At 06:38 PM 9/27/97 -0400, Anonymous (Monty Cantsin) wrote:
The reason I want to attach ecash is to get good reliable service and to encourage many other people to offer good high quality remailing services. Let's a remailer operator can make $200/month by handling messages at 25 cents each. (That's 800 messages a month, hardly overwhelming.)

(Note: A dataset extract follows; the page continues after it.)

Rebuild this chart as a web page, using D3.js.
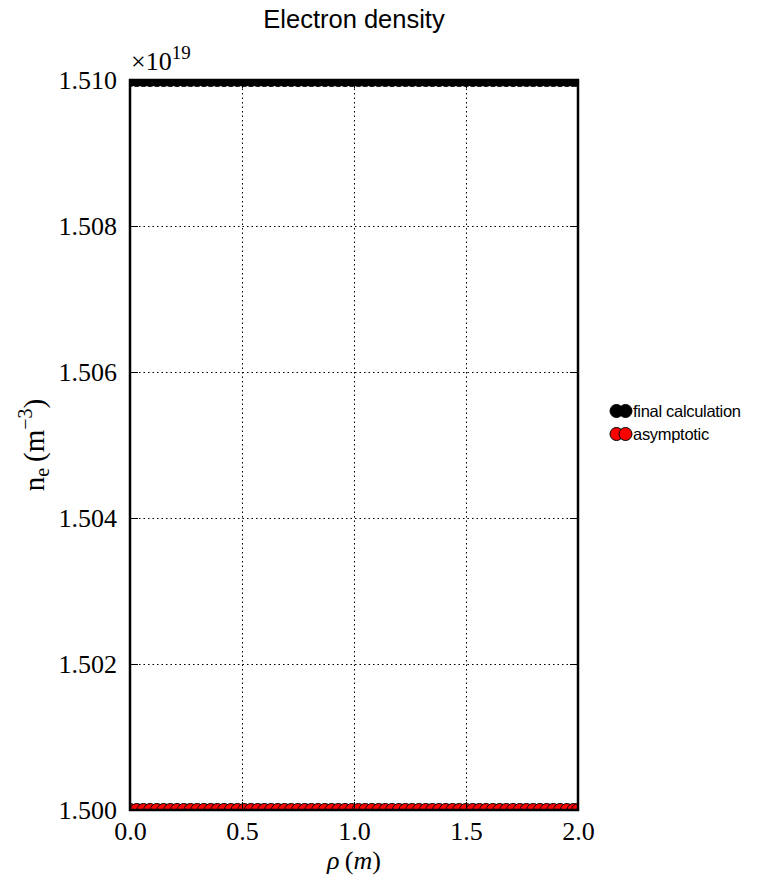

Let's assume you want to setup a remailer for profit. You could use a spare machine on your desktop and share a phone line part time by using a PPP connection. But I take it this is not what you are suggesting. I'm assuming you want a commercial quality service. You'll need a machine, colocation space, UPS power, a router to separate from the rest of the internal network, a phone line for complaints and administration, a domain name, and a person who can do programming, server administration, and administrative work, perhaps 20 hours per week. Machine $2,500 Router 800 Domain 100 ------ Startup costs $3,400 Colocation $ 700 Phone line 45 Salary 3,750 ------ Recurring costs $4,495 x 12 months = $53,940 Fixed costs $ 3,400 This makes an estimated business cost of $57,340 for one year, or $4,778 per month, or about $159 per day. based on 4,000 messages per day that gives a base cost per message of less than 4 cents. Actual operation costs would be higher, but even at triple that price, if there is a demand for the service (which I have my doubts) the 25 cent price would make a profit.
Free usually doesn't work very well, and it isn't working well now.
What about the free system does not seem to work well? A free remailer's lifespan even if shut down after a few months or a couple of years does not seem to be to much different from that of any other startup business. 4,000 messages per day on the cracker remailer is not based on the machine's capacity, but is based on actual total worldwide demand today. (at least this is about the highest per day count that cracker has had) I'd be interested in how you think any full time remailer like the Cracker service is inadequate and how making it a pay service would resolve this.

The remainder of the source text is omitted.